** Start of Material **

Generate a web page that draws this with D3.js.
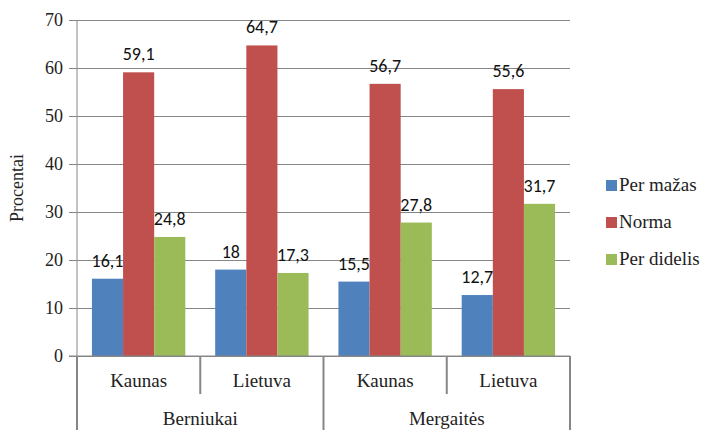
<!DOCTYPE html>
<html>
<head>
<meta charset="utf-8">
<script src="https://cdn.jsdelivr.net/npm/d3@7"></script>
<style>
  body { margin: 0; background: #fff; }
</style>
</head>
<body>
<div id="vis"></div>
<script>
// data
const groups = ["Berniukai", "Mergaitės"];
const places = ["Kaunas", "Lietuva", "Kaunas", "Lietuva"];
const series = ["Per mažas", "Norma", "Per didelis"];
const perMazas = [16.1, 18, 15.5, 12.7];
const norma = [59.1, 64.7, 56.7, 55.6];
const perDidelis = [24.8, 17.3, 27.8, 31.7];
const yTicks = [0, 10, 20, 30, 40, 50, 60, 70];
const colors = ["#4F81BD", "#C0504D", "#9BBB59"];

const FRAME_WIDTH = 706;
const FRAME_HEIGHT = 430;
const MARGINS = {left: 77, right: 136, top: 20, bottom: 74};
const VIS_WIDTH = FRAME_WIDTH - MARGINS.left - MARGINS.right;
const VIS_HEIGHT = FRAME_HEIGHT - MARGINS.top - MARGINS.bottom;
const AXIS = "#868686";
const SERIF = "'Liberation Serif', 'DejaVu Serif', serif";

const svg = d3.select("#vis").append("svg")
  .attr("width", FRAME_WIDTH)
  .attr("height", FRAME_HEIGHT);

const g = svg.append("g")
  .attr("transform", "translate(" + MARGINS.left + "," + MARGINS.top + ")");

const X = d3.scaleBand().domain(d3.range(places.length)).range([0, VIS_WIDTH]).paddingInner(0).paddingOuter(0);
const X_INNER = d3.scaleBand().domain(series).range([0, X.bandwidth()]).paddingInner(0).paddingOuter(0.48);
const Y = d3.scaleLinear().domain([0, 70]).range([VIS_HEIGHT, 0]);

// gridlines + y axis
const yAxis = g.append("g")
  .call(d3.axisLeft(Y).tickValues(yTicks).tickSize(-VIS_WIDTH).tickPadding(14));
yAxis.select(".domain").remove();
yAxis.selectAll(".tick line").attr("stroke", AXIS).attr("x1", -8);
yAxis.selectAll(".tick text")
  .style("font-family", SERIF)
  .style("font-size", "18px")
  .attr("fill", "#222");
g.append("line").attr("x1", 0).attr("x2", 0).attr("y1", 0).attr("y2", VIS_HEIGHT)
  .attr("stroke", AXIS);

// bars
const rows = places.map((p, i) => ({i: i, vals: [perMazas[i], norma[i], perDidelis[i]]}));
const cat = g.selectAll(".cat").data(rows).enter().append("g")
  .attr("transform", d => "translate(" + X(d.i) + ",0)");

cat.selectAll("rect").data(d => d.vals.map((v, k) => ({k: k, v: v}))).enter().append("rect")
  .attr("x", d => X_INNER(series[d.k]))
  .attr("y", d => Y(d.v))
  .attr("width", X_INNER.bandwidth())
  .attr("height", d => VIS_HEIGHT - Y(d.v))
  .attr("fill", d => colors[d.k]);

cat.selectAll("text.val").data(d => d.vals.map((v, k) => ({k: k, v: v}))).enter().append("text")
  .attr("class", "val")
  .attr("x", d => X_INNER(series[d.k]) + X_INNER.bandwidth() / 2)
  .attr("y", d => Y(d.v) - 12)
  .attr("text-anchor", "middle")
  .style("font-family", "Carlito, 'Open Sans', sans-serif")
  .style("font-size", "18px")
  .attr("fill", "#111")
  .text(d => String(d.v).replace(".", ","));

// x axis baseline
g.append("line").attr("x1", -8).attr("x2", VIS_WIDTH).attr("y1", VIS_HEIGHT).attr("y2", VIS_HEIGHT)
  .attr("stroke", AXIS);

// category separators
d3.range(places.length + 1).forEach(i => {
  const x = i < places.length ? X(i) : VIS_WIDTH;
  const full = i % 2 === 0;
  g.append("line").attr("x1", x).attr("x2", x)
    .attr("y1", VIS_HEIGHT).attr("y2", full ? FRAME_HEIGHT - MARGINS.top : VIS_HEIGHT + 38)
    .attr("stroke", AXIS).attr("stroke-width", 2);
});

g.selectAll(".place").data(places).enter().append("text")
  .attr("x", (d, i) => X(i) + X.bandwidth() / 2)
  .attr("y", VIS_HEIGHT + 31)
  .attr("text-anchor", "middle")
  .style("font-family", SERIF)
  .style("font-size", "19px")
  .attr("fill", "#222")
  .text(d => d);

g.selectAll(".grp").data(groups).enter().append("text")
  .attr("x", (d, i) => X(i * 2) + X.bandwidth())
  .attr("y", VIS_HEIGHT + 69)
  .attr("text-anchor", "middle")
  .style("font-family", SERIF)
  .style("font-size", "19px")
  .attr("fill", "#222")
  .text(d => d);

// y title
svg.append("text")
  .attr("transform", "translate(23," + (MARGINS.top + VIS_HEIGHT / 2) + ") rotate(-90)")
  .attr("text-anchor", "middle")
  .style("font-family", SERIF)
  .style("font-size", "18px")
  .attr("fill", "#222")
  .text("Procentai");

// legend
const legend = svg.append("g").attr("transform", "translate(606,180)");
series.forEach((s, k) => {
  const row = legend.append("g").attr("transform", "translate(0," + (k * 37) + ")");
  row.append("rect").attr("width", 11).attr("height", 11).attr("fill", colors[k]);
  row.append("text").attr("x", 13).attr("y", 11)
    .style("font-family", SERIF)
    .style("font-size", "19px")
    .attr("fill", "#222")
    .text(s);
});
</script>
</body>
</html>
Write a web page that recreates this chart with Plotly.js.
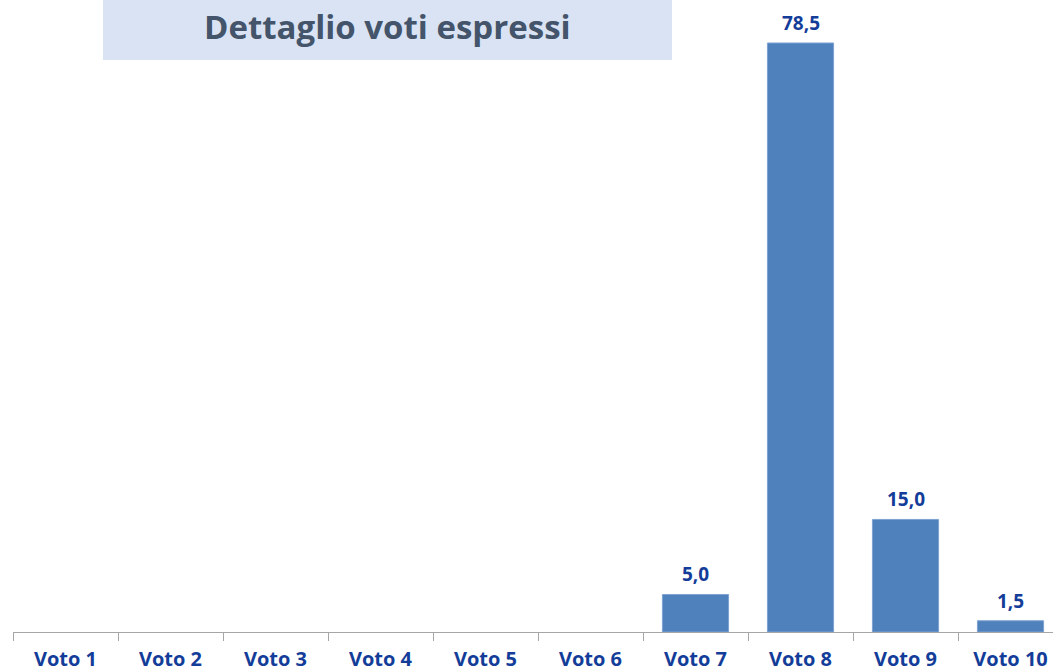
<!DOCTYPE html>
<html><head><meta charset="utf-8">
<script src="https://cdn.plot.ly/plotly-3.0.1.min.js"></script>
<style>html,body{margin:0;padding:0;overflow:hidden;background:#fff;}</style>
</head><body>
<div id="chart"></div>
<script>
const categories = ['Voto 1','Voto 2','Voto 3','Voto 4','Voto 5','Voto 6','Voto 7','Voto 8','Voto 9','Voto 10'];
const values = [null,null,null,null,null,null,5.0,78.5,15.0,1.5];
const chartTitle = 'Dettaglio voti espressi';

const labelFont = {family: 'Open Sans, sans-serif', size: 19, color: '#133d99', weight: 'bold'};

const trace = {
  type: 'bar', x: categories, y: values,
  marker: {color: '#4f81bd', line: {color: '#7ea2d2', width: 1}},
  cliponaxis: false,
  hoverinfo: 'skip'
};

const valueLabels = categories.map((c, i) => values[i] == null ? null : {
  x: c, y: values[i], xref: 'x', yref: 'y', xanchor: 'center', yanchor: 'middle', yshift: 20,
  text: values[i].toFixed(1).replace('.', ','), showarrow: false, font: labelFont
}).filter(a => a);

const layout = {
  width: 1070, height: 672,
  margin: {l: 13, r: 7, t: 0, b: 40},
  separators: ',.',
  bargap: 0.37,
  showlegend: false,
  plot_bgcolor: '#fff', paper_bgcolor: '#fff',
  xaxis: {
    type: 'category', tickson: 'boundaries', ticks: 'outside', ticklen: 8, tickcolor: '#a6a6a6', tickwidth: 1,
    showline: true, linecolor: '#a6a6a6', linewidth: 1, ticklabelstandoff: 9,
    tickfont: {family: 'Open Sans, sans-serif', size: 20, color: '#133d99', weight: 'bold'},
    showgrid: false, zeroline: false
  },
  yaxis: {range: [0, 84.23], visible: false, showgrid: false, zeroline: false},
  shapes: [{type: 'rect', xref: 'paper', yref: 'paper', x0: 0.0857, x1: 0.6276, y0: 0.905, y1: 1.0,
            fillcolor: '#d9e3f3', line: {width: 0}, layer: 'below'}],
  annotations: [{xref: 'paper', yref: 'paper', x: 0.3567, y: 0.958, xanchor: 'center', yanchor: 'middle',
                 text: '<b>' + chartTitle + '</b>', showarrow: false,
                 font: {family: 'Open Sans, sans-serif', size: 33, color: '#44546a'}}].concat(valueLabels)
};
Plotly.newPlot('chart', [trace], layout, {displayModeBar: false, staticPlot: true});
</script>
</body></html>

** End of Material **

**Your objective:**
Only a number is needed: how many lines of the material above contain "page"?

**Final result:**
2